## START
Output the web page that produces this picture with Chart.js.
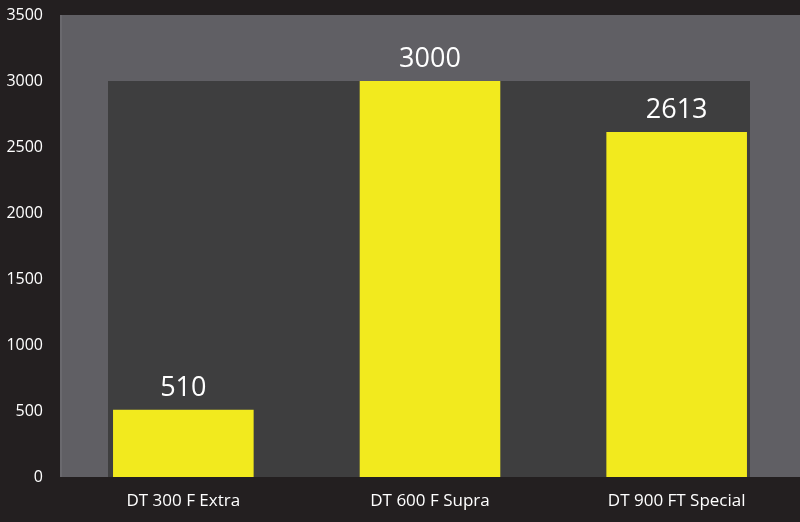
<!DOCTYPE html>
<html>
<head>
<meta charset="utf-8">
<script src="https://cdn.jsdelivr.net/npm/chart.js@4"></script>
<style>
  html, body { margin: 0; padding: 0; background: #231f20; }
  #wrap { width: 800px; height: 522px; }
</style>
</head>
<body>
<div id="wrap"><canvas id="bars"></canvas></div>
<script>
const models = ['DT 300 F Extra', 'DT 600 F Supra', 'DT 900 FT Special'];
const values = [510, 3000, 2613];
const yTicks = [0, 500, 1000, 1500, 2000, 2500, 3000, 3500];
const panelTop = 3000;

// gray plot background plus the darker inner panel
const panels = {
    id: 'panels',
    beforeDatasetsDraw(chart) {
        const { ctx, chartArea: a, scales } = chart;
        ctx.save();
        ctx.fillStyle = '#605f64';
        ctx.fillRect(a.left, a.top, a.right - a.left, a.bottom - a.top);
        ctx.fillStyle = '#6a696e';
        ctx.fillRect(a.left, a.top, 2, a.bottom - a.top);
        const top = scales.y.getPixelForValue(panelTop);
        ctx.fillStyle = '#3e3e3f';
        ctx.fillRect(a.left + 48, top, a.right - a.left - 98, a.bottom - top);
        ctx.restore();
    }
};

const valueLabels = {
    id: 'valueLabels',
    afterDatasetsDraw(chart) {
        const { ctx } = chart;
        const meta = chart.getDatasetMeta(0);
        ctx.save();
        ctx.fillStyle = '#ffffff';
        ctx.font = '27px "Open Sans"';
        ctx.textAlign = 'center';
        ctx.textBaseline = 'alphabetic';
        meta.data.forEach((bar, i) => {
            ctx.fillText(values[i], bar.x, bar.y - 14);
        });
        ctx.restore();
    }
};

const ctx = document.getElementById('bars').getContext('2d');
const myChart = new Chart(ctx, {
    type: 'bar',
    data: {
        labels: models,
        datasets: [{
            data: values,
            backgroundColor: '#f2ea1e',
            barPercentage: 0.57,
            categoryPercentage: 1
        }]
    },
    options: {
        responsive: true,
        maintainAspectRatio: false,
        animation: false,
        layout: { padding: { top: 15, right: 0 } },
        plugins: {
            legend: { display: false },
            tooltip: { enabled: false }
        },
        scales: {
            x: {
                grid: { display: false, drawTicks: false },
                border: { display: false },
                ticks: {
                    color: '#ffffff',
                    font: { family: 'Open Sans', size: 17 },
                    padding: 14
                },
                afterFit(scale) { scale.height = 45; }
            },
            y: {
                min: 0,
                max: 3500,
                afterBuildTicks(scale) { scale.ticks = yTicks.map(v => ({ value: v })); },
                grid: { display: false, drawTicks: false },
                border: { display: false },
                ticks: {
                    color: '#ffffff',
                    font: { family: 'Open Sans', size: 16 },
                    padding: 17,
                    callback: v => String(v)
                },
                afterFit(scale) {
                    scale.width = 60;
                    scale.paddingTop = 0;
                    scale.paddingBottom = 0;
                }
            }
        }
    },
    plugins: [panels, valueLabels]
});
</script>
</body>
</html>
## END
WHAT THE TASK ASKS>
Repeat the lines above, starting at the first and stopping after the line that holds "const panelTop = 3000;", with the pictures left out.

ANSWER BELOW>
Output the web page that produces this picture with Chart.js.
<!DOCTYPE html>
<html>
<head>
<meta charset="utf-8">
<script src="https://cdn.jsdelivr.net/npm/chart.js@4"></script>
<style>
  html, body { margin: 0; padding: 0; background: #231f20; }
  #wrap { width: 800px; height: 522px; }
</style>
</head>
<body>
<div id="wrap"><canvas id="bars"></canvas></div>
<script>
const models = ['DT 300 F Extra', 'DT 600 F Supra', 'DT 900 FT Special'];
const values = [510, 3000, 2613];
const yTicks = [0, 500, 1000, 1500, 2000, 2500, 3000, 3500];
const panelTop = 3000;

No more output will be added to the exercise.